Here are examples of some of the combinations you can use:
<META NAME="robots" CONTENT="NOINDEX,NOFOLLOW"> <META NAME="robots" CONTENT="NOINDEX,FOLLOW"> <META NAME="robots" CONTENT="INDEX,NOFOLLOW"> <META NAME="robots" CONTENT="INDEX,FOLLOW">
The last line in this list is in fact the default setting, so you wouldn't ever need to use it in practice.
As I mentioned in the introduction to this article, the META tag can also be used to generate the equivalent of HTTP headers. In practice, this means you can control the behaviour of the user's browser.
There may be occasions when you would want to prevent a page from being cached locally on the user's computer, and thus force the browser to load a fresh copy each time.
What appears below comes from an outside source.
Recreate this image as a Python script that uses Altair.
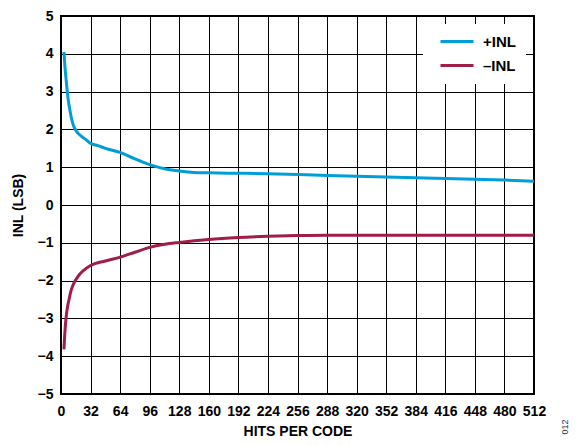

One example of this might be a webcam which is automatically updated every few seconds - if the user visited at a later date, the browser might show them the cached (and therefore outdated) version.
There are in fact three META tag variates which you should use to cause this behaviour. This is because they are accepted in different browsers. The first, Expires, is actually supposed to specify an expiry date for the web page. However, if you leave the value as 0, then it treats it as "now", and therefore asks for a new version of the page every time. The other two, Pragma and Cache Control, are specifically designed to prevent (or control) caching, and should take a value of "no-cache". So, to prevent your page being cached in most browsers, you should use the following lines:
<META HTTP-EQUIV="Expires" CONTENT="0"> <META HTTP-EQUIV="Pragma" CONTENT="no-cache"> <META HTTP-EQUIV="Cache-Control" CONTENT="no-cache">
Incidentally, if you wish for your page to expire at a later date, you can specify the date in the following format (using GMT time):
<META HTTP-EQUIV="Expires" CONTENT="Thu, 03 Aug 1999 09:30:00 GMT">
With web hosting services becoming cheaper and cheaper, many people decide to change the location of their web sites from free ISP space to professional server space. This relocation obviously causes confusion, because visitors to the site will still try to use the old URL. What many people do is keep one page at the old address which, when visited, will automatically send the user on to the site's new home. This can be easily achieved using the META tag, which will redirect the user either instantly or after a given time delay.
For example, the line below will redirect the visitor to irt.org after ten seconds, giving them enough time to read about what's going on:
<META HTTP-EQUIV="Refresh" CONTENT="10;URL=http://www.irt.org">
META tags can be very useful additions to your web pages, especially if you would like more control over how the search engines treat your site. Although the keywords and description tags are the most well known, the other forms of metadata can also prove to be helpful.